== Dataset content ==

----

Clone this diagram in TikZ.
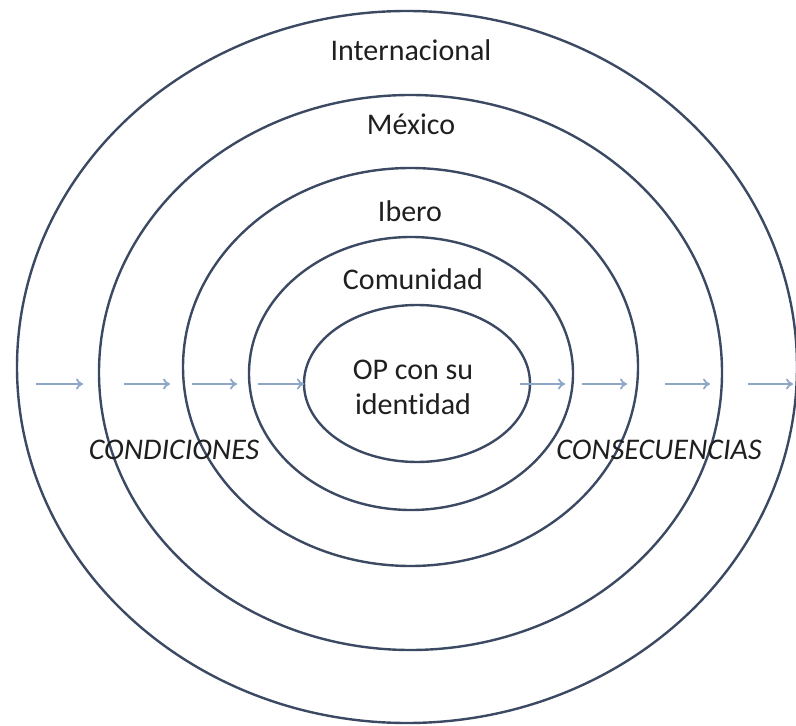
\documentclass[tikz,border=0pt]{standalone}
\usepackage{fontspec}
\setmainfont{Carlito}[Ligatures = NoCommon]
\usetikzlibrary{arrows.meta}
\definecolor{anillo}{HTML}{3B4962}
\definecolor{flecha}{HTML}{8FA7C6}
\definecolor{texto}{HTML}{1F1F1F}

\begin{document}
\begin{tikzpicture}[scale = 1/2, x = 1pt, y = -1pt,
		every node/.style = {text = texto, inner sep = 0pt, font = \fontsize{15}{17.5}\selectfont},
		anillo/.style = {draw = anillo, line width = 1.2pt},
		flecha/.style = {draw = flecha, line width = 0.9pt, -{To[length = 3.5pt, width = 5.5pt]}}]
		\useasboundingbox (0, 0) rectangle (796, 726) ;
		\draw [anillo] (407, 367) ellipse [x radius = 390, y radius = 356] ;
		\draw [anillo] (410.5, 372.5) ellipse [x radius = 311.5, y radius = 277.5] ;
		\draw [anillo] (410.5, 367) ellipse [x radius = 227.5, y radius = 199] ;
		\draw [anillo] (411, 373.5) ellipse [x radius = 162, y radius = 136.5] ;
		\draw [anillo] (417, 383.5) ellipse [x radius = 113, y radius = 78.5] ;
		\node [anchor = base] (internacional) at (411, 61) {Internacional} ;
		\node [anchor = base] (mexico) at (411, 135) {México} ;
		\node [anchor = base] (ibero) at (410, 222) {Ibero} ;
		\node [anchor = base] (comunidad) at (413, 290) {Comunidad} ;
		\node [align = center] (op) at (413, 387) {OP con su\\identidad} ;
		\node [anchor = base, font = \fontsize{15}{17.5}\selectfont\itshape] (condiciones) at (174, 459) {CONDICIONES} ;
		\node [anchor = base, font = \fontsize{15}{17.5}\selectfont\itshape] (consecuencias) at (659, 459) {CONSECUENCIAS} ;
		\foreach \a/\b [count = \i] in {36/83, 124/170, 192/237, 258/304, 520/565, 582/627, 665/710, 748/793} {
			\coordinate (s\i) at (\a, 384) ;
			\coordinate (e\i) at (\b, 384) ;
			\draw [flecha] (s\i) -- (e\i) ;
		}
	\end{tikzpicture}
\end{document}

----

== What the exercise asks ==
Copy out each line exactly, without the pictures.

== Solution to the problem ==
Clone this diagram in TikZ.
\documentclass[tikz,border=0pt]{standalone}
\usepackage{fontspec}
\setmainfont{Carlito}[Ligatures = NoCommon]
\usetikzlibrary{arrows.meta}
\definecolor{anillo}{HTML}{3B4962}
\definecolor{flecha}{HTML}{8FA7C6}
\definecolor{texto}{HTML}{1F1F1F}

\begin{document}
\begin{tikzpicture}[scale = 1/2, x = 1pt, y = -1pt,
		every node/.style = {text = texto, inner sep = 0pt, font = \fontsize{15}{17.5}\selectfont},
		anillo/.style = {draw = anillo, line width = 1.2pt},
		flecha/.style = {draw = flecha, line width = 0.9pt, -{To[length = 3.5pt, width = 5.5pt]}}]
		\useasboundingbox (0, 0) rectangle (796, 726) ;
		\draw [anillo] (407, 367) ellipse [x radius = 390, y radius = 356] ;
		\draw [anillo] (410.5, 372.5) ellipse [x radius = 311.5, y radius = 277.5] ;
		\draw [anillo] (410.5, 367) ellipse [x radius = 227.5, y radius = 199] ;
		\draw [anillo] (411, 373.5) ellipse [x radius = 162, y radius = 136.5] ;
		\draw [anillo] (417, 383.5) ellipse [x radius = 113, y radius = 78.5] ;
		\node [anchor = base] (internacional) at (411, 61) {Internacional} ;
		\node [anchor = base] (mexico) at (411, 135) {México} ;
		\node [anchor = base] (ibero) at (410, 222) {Ibero} ;
		\node [anchor = base] (comunidad) at (413, 290) {Comunidad} ;
		\node [align = center] (op) at (413, 387) {OP con su\\identidad} ;
		\node [anchor = base, font = \fontsize{15}{17.5}\selectfont\itshape] (condiciones) at (174, 459) {CONDICIONES} ;
		\node [anchor = base, font = \fontsize{15}{17.5}\selectfont\itshape] (consecuencias) at (659, 459) {CONSECUENCIAS} ;
		\foreach \a/\b [count = \i] in {36/83, 124/170, 192/237, 258/304, 520/565, 582/627, 665/710, 748/793} {
			\coordinate (s\i) at (\a, 384) ;
			\coordinate (e\i) at (\b, 384) ;
			\draw [flecha] (s\i) -- (e\i) ;
		}
	\end{tikzpicture}
\end{document}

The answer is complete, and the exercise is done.